Given Trump’s previous term as president, the debates on this issue were not just hypotheticals, but based on the established records of both candidates. The American people trusted Trump to secure the border because they watched him do it during his first four years as president. In contrast, the public did not trust Democratic presidential nominee Kamala Harris because she has spent the last four years serving as vice president and “border czar” under the current administration. As Immigration Reform Law Institute Senior Fellow and former Acting ICE Director Tom Homan has said, Trump’s first administration created the most secure border situation in modern American history, and the Biden Administration immediately reversed his successful policies after coming into office. The American people voted as they did because they want not just a return to those policies, but an expansion of them. They want an end to the era of open borders and mass migration.

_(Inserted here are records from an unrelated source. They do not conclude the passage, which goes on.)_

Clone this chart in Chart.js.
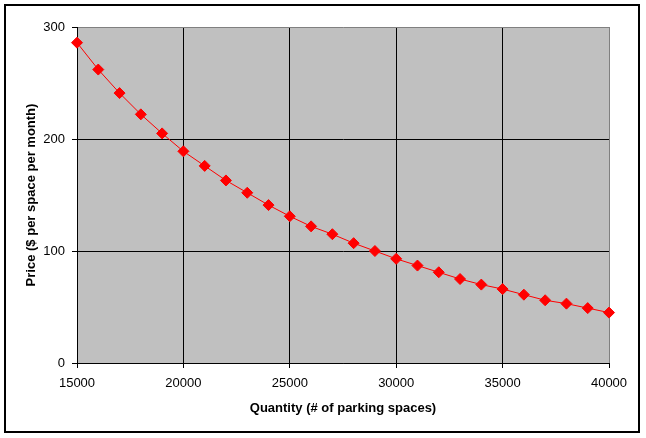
<!DOCTYPE html>
<html>
<head>
<meta charset="utf-8">
<script src="https://cdn.jsdelivr.net/npm/chart.js@4.4.1/dist/chart.umd.min.js"></script>
<style>
  html, body { margin: 0; padding: 0; background: #fff; }
  #wrap { width: 646px; height: 438px; position: relative; }
</style>
</head>
<body>
<div id="wrap"><canvas id="chartDemanda"></canvas></div>
<script>
// datos
const quantities = [15000,16000,17000,18000,19000,20000,21000,22000,23000,24000,25000,26000,27000,
  28000,29000,30000,31000,32000,33000,34000,35000,36000,37000,38000,39000,40000];
const prices = [286,262,241,222,205,189,176,163,152,141,131,122,115,
  107,100,93,87,81,75,70,66,61,56,53,49,45];
const xTicks = [15000,20000,25000,30000,35000,40000];
const yTicks = [0,100,200,300];

const FONT = 'Arial, "Liberation Sans", sans-serif';

const fondo = {
  id: 'fondo',
  beforeDraw(chart) {
    const { ctx, chartArea: a } = chart;
    ctx.save();
    ctx.fillStyle = '#fff';
    ctx.fillRect(0, 0, chart.width, chart.height);
    ctx.fillStyle = '#c0c0c0';
    ctx.fillRect(a.left, a.top, a.right - a.left, a.bottom - a.top);
    ctx.strokeStyle = '#000';
    ctx.lineWidth = 2;
    ctx.strokeRect(5, 5, 634, 427);
    ctx.restore();
  }
};

new Chart(document.getElementById('chartDemanda'), {
  type: 'scatter',
  data: {
    datasets: [{
      label: 'Demanda',
      data: quantities.map((q, i) => ({ x: q, y: prices[i] })),
      showLine: true,
      borderColor: '#ff0000',
      borderWidth: 1,
      backgroundColor: '#ff0000',
      pointStyle: 'rectRot',
      pointRadius: 5.5,
      pointBorderWidth: 1,
      pointBorderColor: '#ff0000',
      pointBackgroundColor: '#ff0000',
      clip: false,
    }]
  },
  options: {
    responsive: true,
    maintainAspectRatio: false,
    animation: false,
    layout: { padding: { left: 0, right: 37, top: 27, bottom: 0 } },
    plugins: { legend: { display: false }, tooltip: { enabled: false } },
    scales: {
      x: {
        type: 'linear',
        min: 15000, max: 40000,
        afterFit: s => { s.height = 75; },
        afterBuildTicks: s => { s.ticks = xTicks.map(v => ({ value: v })); },
        ticks: { color: '#000', font: { family: FONT, size: 13 }, padding: 8, maxRotation: 0, callback: v => String(v) },
        grid: { color: ctx => ctx.tick && ctx.tick.value === 40000 ? '#808080' : '#000', tickColor: '#000', tickLength: 5, lineWidth: 1 },
        border: { color: '#000', width: 1 },
        title: { display: true, text: 'Quantity (# of parking spaces)', color: '#000', font: { family: FONT, size: 13, weight: 'bold' }, padding: { top: 0, bottom: 22 } }
      },
      y: {
        min: 0, max: 300,
        afterFit: s => { s.width = 77; },
        afterBuildTicks: s => { s.ticks = yTicks.map(v => ({ value: v })); },
        ticks: { color: '#000', font: { family: FONT, size: 13 }, padding: 7 },
        grid: { color: ctx => ctx.tick && ctx.tick.value === 300 ? '#808080' : '#000', tickColor: '#000', tickLength: 5, lineWidth: 1 },
        border: { color: '#000', width: 1 },
        title: { display: true, text: 'Price ($ per space per month)', color: '#000', font: { family: FONT, size: 13, weight: 'bold' }, padding: { top: 24, bottom: 0 } }
      }
    }
  },
  plugins: [fondo]
});
</script>
</body>
</html>
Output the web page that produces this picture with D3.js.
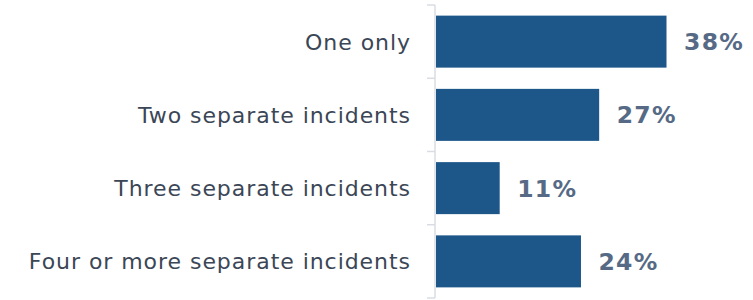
<!DOCTYPE html>
<html>
<head>
<meta charset="utf-8">
<script src="https://cdn.jsdelivr.net/npm/d3@7"></script>
<style>
  body { margin: 0; background: #fff; }
  svg { display: block; }
</style>
</head>
<body>
<svg id="chart"></svg>
<script>
const width = 753;
const height = 300;
const categories = ["One only", "Two separate incidents", "Three separate incidents", "Four or more separate incidents"];
// bar lengths (labels are rounded)
const values = [38, 26.9, 10.5, 23.9];
const labels = ["38%", "27%", "11%", "24%"];

const margin = {top: 5, right: 0, bottom: 2, left: 435};

const svg = d3.select('#chart').attr('width', width).attr('height', height);

const x = d3.scaleLinear().domain([0, 38]).range([margin.left + 1, 666.5]);
const y = d3.scaleBand().domain(categories).range([margin.top, height - margin.bottom]).paddingInner(0.29).paddingOuter(0.145);

// axis line + ticks
const g = svg.append('g');
g.append('line')
    .attr('x1', margin.left).attr('x2', margin.left)
    .attr('y1', margin.top).attr('y2', height - margin.bottom)
    .style('stroke', '#d9dde3').style('stroke-width', 1.5);

const edges = categories.map(c => y(c) - y.step() * y.paddingInner() / 2);
edges.push(height - margin.bottom);
edges[0] = margin.top;
g.selectAll('line.tick')
    .data(edges)
    .join('line')
    .classed('tick', true)
    .attr('x1', margin.left - 8).attr('x2', margin.left)
    .attr('y1', d => d).attr('y2', d => d)
    .style('stroke', '#d9dde3').style('stroke-width', 1.5);

// Bars
svg.append('g')
    .selectAll('rect')
    .data(values)
    .join('rect')
    .attr('x', x(0))
    .attr('y', (d, i) => y(categories[i]))
    .attr('width', d => x(d) - x(0))
    .attr('height', y.bandwidth())
    .style('fill', '#1d5789');

// Category labels
svg.append('g')
    .selectAll('text')
    .data(categories)
    .join('text')
    .attr('x', margin.left - 24)
    .attr('y', d => y(d) + y.bandwidth() / 2)
    .attr('dy', '0.36em')
    .attr('text-anchor', 'end')
    .style('font-family', 'DejaVu Sans, Verdana, sans-serif')
    .style('font-size', '22px')
    .style('letter-spacing', '0.95px')
    .style('fill', '#3b4656')
    .text(d => d);

// Value labels
svg.append('g')
    .selectAll('text')
    .data(values)
    .join('text')
    .attr('x', d => x(d) + 17.5)
    .attr('y', (d, i) => y(categories[i]) + y.bandwidth() / 2)
    .attr('dy', '0.36em')
    .style('font-family', 'DejaVu Sans, Verdana, sans-serif')
    .style('font-size', '23.5px')
    .style('font-weight', 'bold')
    .style('letter-spacing', '1.3px')
    .style('fill', '#566a86')
    .text((d, i) => labels[i]);
</script>
</body>
</html>
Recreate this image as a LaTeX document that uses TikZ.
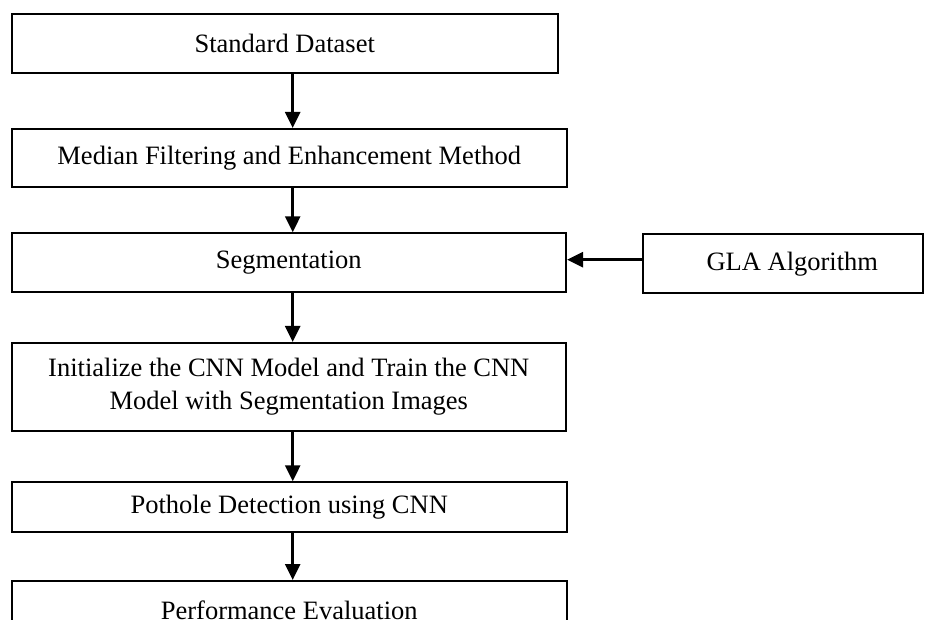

Poll after poll as well as the recent election results have demonstrated widespread support from the American people for a wall at the southern border, mass deportations of illegal aliens, and reasonable restrictions on large-scale legal immigration. Trump won this election in large part because he campaigned on these issues, and he now has a clear mandate to implement his ideas.
This does not mean doing so will be easy, as there will be widespread efforts by anti-borders groups to thwart the will of the people and block these necessary policies. The American Civil Liberties Union has already announced plans for a legal assault on the president-elect’s immigration policies, and more anti-borders groups are certain to follow. Those plans will be countered by attorneys from the Immigration Reform Law Institute, who fought to defend Trump’s immigration policies in his first term and will do so with even more vigor in the next four years.
The fight to restore America’s sovereignty is just beginning, but the election results made one thing clear: Voters want an immigration policy that puts America’s interests first, and will reward candidates for political office who campaign on border security and immigration restrictionism.
William J. Davis is a communications associate for the Immigration Reform Law Institute, a public interest law firm working to defend the rights and interests of the American people from the negative effects of mass migration.